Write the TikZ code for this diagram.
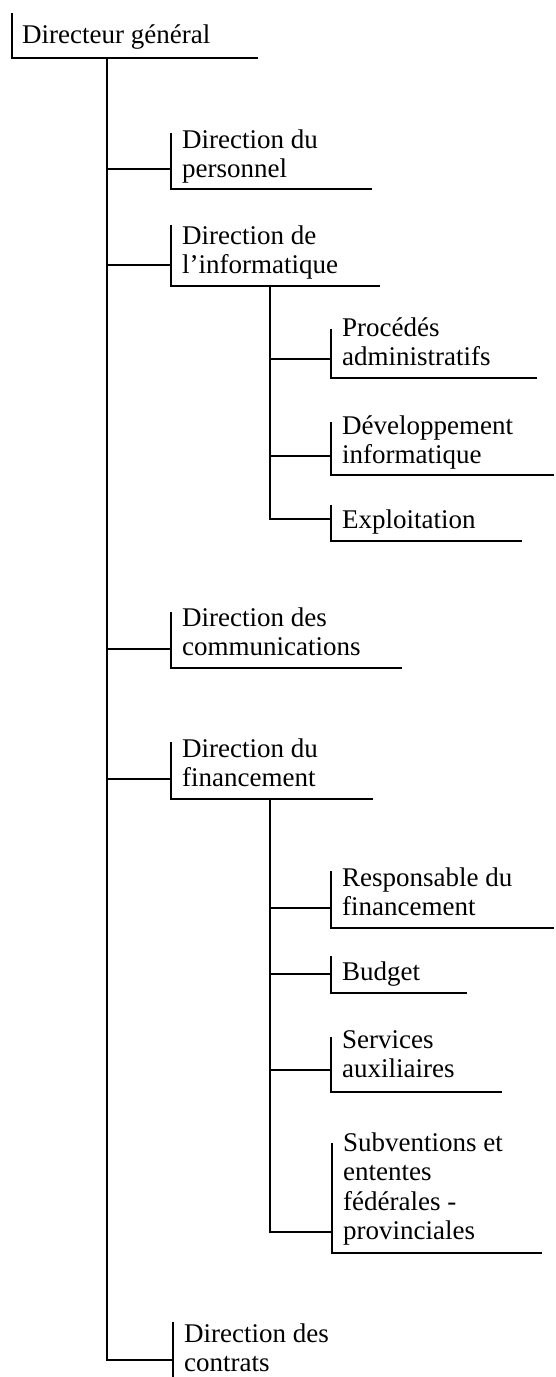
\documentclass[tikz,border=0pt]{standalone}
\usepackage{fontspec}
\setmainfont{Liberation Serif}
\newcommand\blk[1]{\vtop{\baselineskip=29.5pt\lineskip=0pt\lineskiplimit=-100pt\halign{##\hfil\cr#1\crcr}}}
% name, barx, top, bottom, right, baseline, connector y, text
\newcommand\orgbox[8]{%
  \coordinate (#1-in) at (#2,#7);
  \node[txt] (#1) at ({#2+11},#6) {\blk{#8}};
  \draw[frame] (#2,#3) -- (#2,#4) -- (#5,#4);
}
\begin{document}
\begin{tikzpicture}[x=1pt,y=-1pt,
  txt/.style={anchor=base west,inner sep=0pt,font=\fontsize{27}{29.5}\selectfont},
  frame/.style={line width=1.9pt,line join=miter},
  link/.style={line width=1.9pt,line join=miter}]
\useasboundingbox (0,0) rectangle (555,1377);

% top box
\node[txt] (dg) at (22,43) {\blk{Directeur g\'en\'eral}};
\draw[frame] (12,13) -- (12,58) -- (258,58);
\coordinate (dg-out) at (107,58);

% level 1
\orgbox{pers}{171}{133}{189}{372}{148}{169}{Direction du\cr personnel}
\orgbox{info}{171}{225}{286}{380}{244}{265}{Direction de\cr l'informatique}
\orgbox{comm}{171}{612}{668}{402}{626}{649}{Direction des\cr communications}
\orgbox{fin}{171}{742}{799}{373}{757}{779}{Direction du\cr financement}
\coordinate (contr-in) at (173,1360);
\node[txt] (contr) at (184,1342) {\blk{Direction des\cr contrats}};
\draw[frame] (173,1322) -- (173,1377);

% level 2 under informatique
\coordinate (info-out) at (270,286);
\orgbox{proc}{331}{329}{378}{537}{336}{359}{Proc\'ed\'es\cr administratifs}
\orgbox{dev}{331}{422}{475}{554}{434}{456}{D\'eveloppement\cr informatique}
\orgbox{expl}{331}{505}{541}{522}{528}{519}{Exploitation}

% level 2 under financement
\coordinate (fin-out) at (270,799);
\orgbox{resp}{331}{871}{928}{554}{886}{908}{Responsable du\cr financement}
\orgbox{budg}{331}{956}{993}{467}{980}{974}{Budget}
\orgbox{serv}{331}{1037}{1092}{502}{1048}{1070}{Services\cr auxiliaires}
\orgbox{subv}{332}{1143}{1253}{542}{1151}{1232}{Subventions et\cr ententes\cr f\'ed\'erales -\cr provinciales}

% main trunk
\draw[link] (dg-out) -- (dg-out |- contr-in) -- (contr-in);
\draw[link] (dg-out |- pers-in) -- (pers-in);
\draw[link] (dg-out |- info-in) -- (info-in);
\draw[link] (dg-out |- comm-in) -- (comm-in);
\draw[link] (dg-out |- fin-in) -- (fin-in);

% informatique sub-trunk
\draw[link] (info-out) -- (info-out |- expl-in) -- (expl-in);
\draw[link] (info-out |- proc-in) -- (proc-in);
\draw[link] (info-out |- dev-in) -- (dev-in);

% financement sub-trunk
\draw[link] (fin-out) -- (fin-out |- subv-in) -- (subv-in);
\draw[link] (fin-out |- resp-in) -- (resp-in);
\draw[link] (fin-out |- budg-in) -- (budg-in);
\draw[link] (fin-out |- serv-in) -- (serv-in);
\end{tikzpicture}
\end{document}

##############################

What you will do:
Take the listing above and print it exactly, apart from the pictures.

Answer in full:
Write the TikZ code for this diagram.
\documentclass[tikz,border=0pt]{standalone}
\usepackage{fontspec}
\setmainfont{Liberation Serif}
\newcommand\blk[1]{\vtop{\baselineskip=29.5pt\lineskip=0pt\lineskiplimit=-100pt\halign{##\hfil\cr#1\crcr}}}
% name, barx, top, bottom, right, baseline, connector y, text
\newcommand\orgbox[8]{%
  \coordinate (#1-in) at (#2,#7);
  \node[txt] (#1) at ({#2+11},#6) {\blk{#8}};
  \draw[frame] (#2,#3) -- (#2,#4) -- (#5,#4);
}
\begin{document}
\begin{tikzpicture}[x=1pt,y=-1pt,
  txt/.style={anchor=base west,inner sep=0pt,font=\fontsize{27}{29.5}\selectfont},
  frame/.style={line width=1.9pt,line join=miter},
  link/.style={line width=1.9pt,line join=miter}]
\useasboundingbox (0,0) rectangle (555,1377);

% top box
\node[txt] (dg) at (22,43) {\blk{Directeur g\'en\'eral}};
\draw[frame] (12,13) -- (12,58) -- (258,58);
\coordinate (dg-out) at (107,58);

% level 1
\orgbox{pers}{171}{133}{189}{372}{148}{169}{Direction du\cr personnel}
\orgbox{info}{171}{225}{286}{380}{244}{265}{Direction de\cr l'informatique}
\orgbox{comm}{171}{612}{668}{402}{626}{649}{Direction des\cr communications}
\orgbox{fin}{171}{742}{799}{373}{757}{779}{Direction du\cr financement}
\coordinate (contr-in) at (173,1360);
\node[txt] (contr) at (184,1342) {\blk{Direction des\cr contrats}};
\draw[frame] (173,1322) -- (173,1377);

% level 2 under informatique
\coordinate (info-out) at (270,286);
\orgbox{proc}{331}{329}{378}{537}{336}{359}{Proc\'ed\'es\cr administratifs}
\orgbox{dev}{331}{422}{475}{554}{434}{456}{D\'eveloppement\cr informatique}
\orgbox{expl}{331}{505}{541}{522}{528}{519}{Exploitation}

% level 2 under financement
\coordinate (fin-out) at (270,799);
\orgbox{resp}{331}{871}{928}{554}{886}{908}{Responsable du\cr financement}
\orgbox{budg}{331}{956}{993}{467}{980}{974}{Budget}
\orgbox{serv}{331}{1037}{1092}{502}{1048}{1070}{Services\cr auxiliaires}
\orgbox{subv}{332}{1143}{1253}{542}{1151}{1232}{Subventions et\cr ententes\cr f\'ed\'erales -\cr provinciales}

% main trunk
\draw[link] (dg-out) -- (dg-out |- contr-in) -- (contr-in);
\draw[link] (dg-out |- pers-in) -- (pers-in);
\draw[link] (dg-out |- info-in) -- (info-in);
\draw[link] (dg-out |- comm-in) -- (comm-in);
\draw[link] (dg-out |- fin-in) -- (fin-in);

% informatique sub-trunk
\draw[link] (info-out) -- (info-out |- expl-in) -- (expl-in);
\draw[link] (info-out |- proc-in) -- (proc-in);
\draw[link] (info-out |- dev-in) -- (dev-in);

% financement sub-trunk
\draw[link] (fin-out) -- (fin-out |- subv-in) -- (subv-in);
\draw[link] (fin-out |- resp-in) -- (resp-in);
\draw[link] (fin-out |- budg-in) -- (budg-in);
\draw[link] (fin-out |- serv-in) -- (serv-in);
\end{tikzpicture}
\end{document}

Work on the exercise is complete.